In his motion to amend, Plaintiff seeks to "clarify his claims for relief", "correct factual errors", and "detail elements of counts". (Doc. No. 91). Specifically, Plaintiff alleges that the gravamen of his amended complaint is the impact the Department of Corrections Administrative Directive 819 ("DC-ADM 819"), which Plaintiff states "establishes the procedures and standards for a religious accommodation by an inmate", has had on his ability to exercise his religion while housed in the DOC, particularly, at SCI-Mahanoy and subsequently at SCI-Rockview. Id . In addition, Plaintiff seeks to add new Defendants, including "John Does 1-6" and claims which occurred subsequent to the filing of the instant action. Id.

Defendants argue against the grant of leave to amend, contending that Plaintiff's proposed amended complaint does not contain substantial or convincing evidence that he is entitled to relief, the motion is untimely, given that summary judgment is pending, and Plaintiff has already been denied a motion to file a supplemental complaint, which in effect mirrored the allegations in the proposed amended complaint. (See Doc. No. 94 at 5). The Court agrees.

Plaintiff's denial to file a supplemental complaint, (see Doc. No. 86), was based primarily on Plaintiff's attempt to incorporate Defendants and events from different facilities, including one not even located in the Middle District. Id . Plaintiff's motion to amend seeks the same.
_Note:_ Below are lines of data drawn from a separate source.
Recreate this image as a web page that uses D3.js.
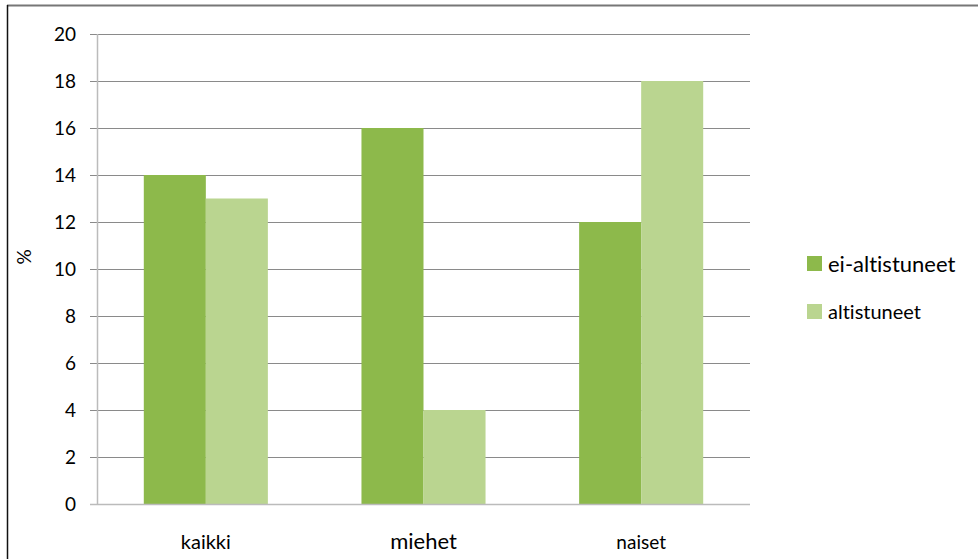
<!DOCTYPE html>
<html><head><meta charset="utf-8">
<script src="https://cdn.jsdelivr.net/npm/d3@7"></script>
<style>body{margin:0;background:#fff}svg{display:block}text{font-family:Lato,"Open Sans",sans-serif;fill:#000;font-variant-ligatures:none;font-feature-settings:"liga" 0}</style>
</head><body>
<script>
const categories = ["kaikki","miehet","naiset"];
const seriesNames = ["ei-altistuneet","altistuneet"];
const eiAltistuneet = [14,16,12];
const altistuneet = [13,4,18];
const yTicks = [0,2,4,6,8,10,12,14,16,18,20];
const colors = ["#8db94b","#bad590"];

const W=978,H=559;
const svg=d3.select("body").append("svg").attr("width",W).attr("height",H);
// border
svg.append("line").attr("x1",7).attr("x2",W).attr("y1",5.5).attr("y2",5.5).attr("stroke","#777").attr("stroke-width",2);
svg.append("line").attr("x1",7.5).attr("x2",7.5).attr("y1",5).attr("y2",H).attr("stroke","#111").attr("stroke-width",1.5);

const x0=d3.scaleBand().domain(categories).range([97,750]).paddingInner(0.43).paddingOuter(0.215);
const x1=d3.scaleBand().domain(seriesNames).range([0,x0.bandwidth()]);
const y=d3.scaleLinear().domain([0,20]).range([504,34]);

// gridlines
svg.append("g").selectAll("line").data(yTicks.filter(d=>d>0)).join("line")
 .attr("x1",90).attr("x2",750).attr("y1",d=>Math.round(y(d))+0.5).attr("y2",d=>Math.round(y(d))+0.5)
 .attr("stroke","#8a8a8a").attr("stroke-width",1);

const data=categories.map((c,i)=>({c,vals:[eiAltistuneet[i],altistuneet[i]]}));
svg.append("g").selectAll("g").data(data).join("g")
 .attr("transform",d=>`translate(${x0(d.c)},0)`)
 .selectAll("rect").data(d=>d.vals.map((v,j)=>({v,s:seriesNames[j],j}))).join("rect")
 .attr("x",d=>x1(d.s)).attr("width",x1.bandwidth())
 .attr("y",d=>y(d.v)).attr("height",d=>y(0)-y(d.v)).attr("fill",d=>colors[d.j]);

// axes lines
svg.append("line").attr("x1",97.5).attr("x2",97.5).attr("y1",34).attr("y2",505).attr("stroke","#bbb").attr("stroke-width",1.5);
svg.append("line").attr("x1",90).attr("x2",750).attr("y1",504.5).attr("y2",504.5).attr("stroke","#bbb").attr("stroke-width",1.5);

// y tick labels
svg.append("g").selectAll("text").data(yTicks).join("text")
 .attr("x",76).attr("y",d=>y(d)).attr("dy","0.36em").attr("text-anchor","end")
 .attr("font-size",19).text(d=>d);

// category labels
const catSizes=[20,22,19];
svg.append("g").selectAll("text").data(categories).join("text")
 .attr("x",d=>x0(d)+x0.bandwidth()/2).attr("y",549).attr("text-anchor","middle")
 .attr("font-size",(d,i)=>catSizes[i]).text(d=>d);

// y label
svg.append("text").attr("transform","translate(31,257) rotate(-90)").attr("text-anchor","middle")
 .attr("font-size",19).text("%");

// legend
const legY=[256,304], legSizes=[22,20];
const lg=svg.append("g").selectAll("g").data(seriesNames).join("g").attr("transform",(d,i)=>`translate(807,${legY[i]})`);
lg.append("rect").attr("width",15).attr("height",15).attr("fill",(d,i)=>colors[i]);
lg.append("text").attr("x",21).attr("y",8).attr("dy","0.36em").attr("font-size",(d,i)=>legSizes[i]).text(d=>d);
</script>
</body></html>
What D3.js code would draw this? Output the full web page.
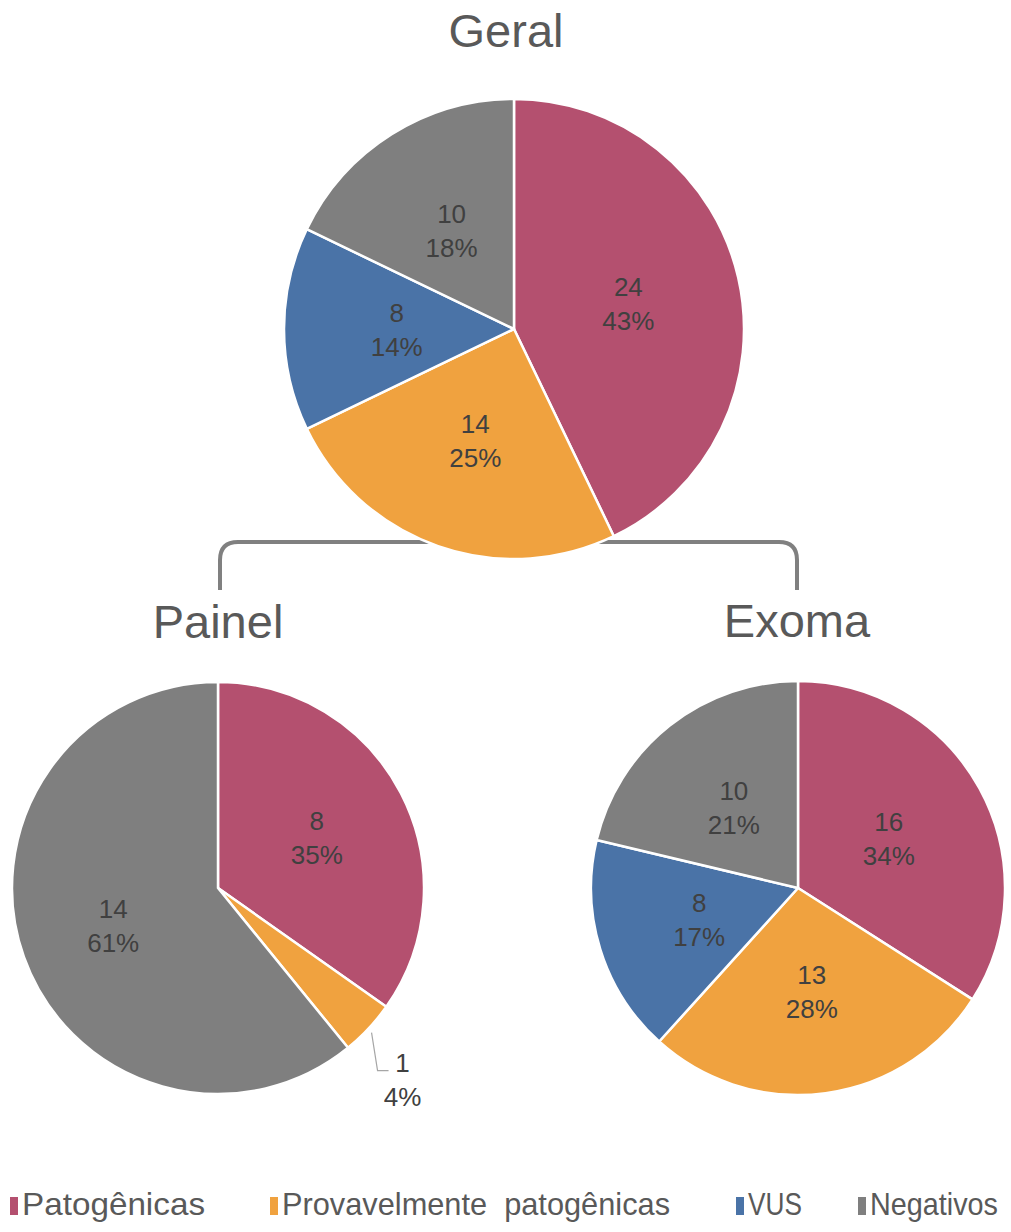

The Court finds that Plaintiff's attempt to amend his complaint more than an year after his original complaint was filed, adding Defendants from a different facility, and claims that post date the original complaint, places an unfair burden on Defendants. Since different correctional institutions have different programs for different religious groups based on a variety of factors, Plaintiff is free to raise his alleged denial of religious freedoms, specific to SCI-Rockview, in a new action. Plaintiff's motion to amend will be denied, and the instant action will proceed on the original complaint filed.

C. Motion to Compel

Plaintiff alleges that on April 3, 2013, he served a "Second Set of Production of Documents" and "Second Set of Interrogatories" on Defendants, and on May 15, 2013 served a "Notice" on Defendants, that "they have exceeded the 30 days deadline to respond to the 4-3-13 discovery requests." ((Doc. No. 93, brief in support of motion to compel). Additionally, Plaintiff states that on June 3, 2013, he served a "Second Set of Interrogatories to Defendants Beard, Klemm and Varner", in which they "failed to respond to within 30 days." Id . No brief in opposition to Plaintiff s motion has been filed. As such, the Court will grant Plaintiff's motion to compel and direct that Defendants respond to any, and all, of Plaintiff's outstanding discovery requests. An appropriate order will follow.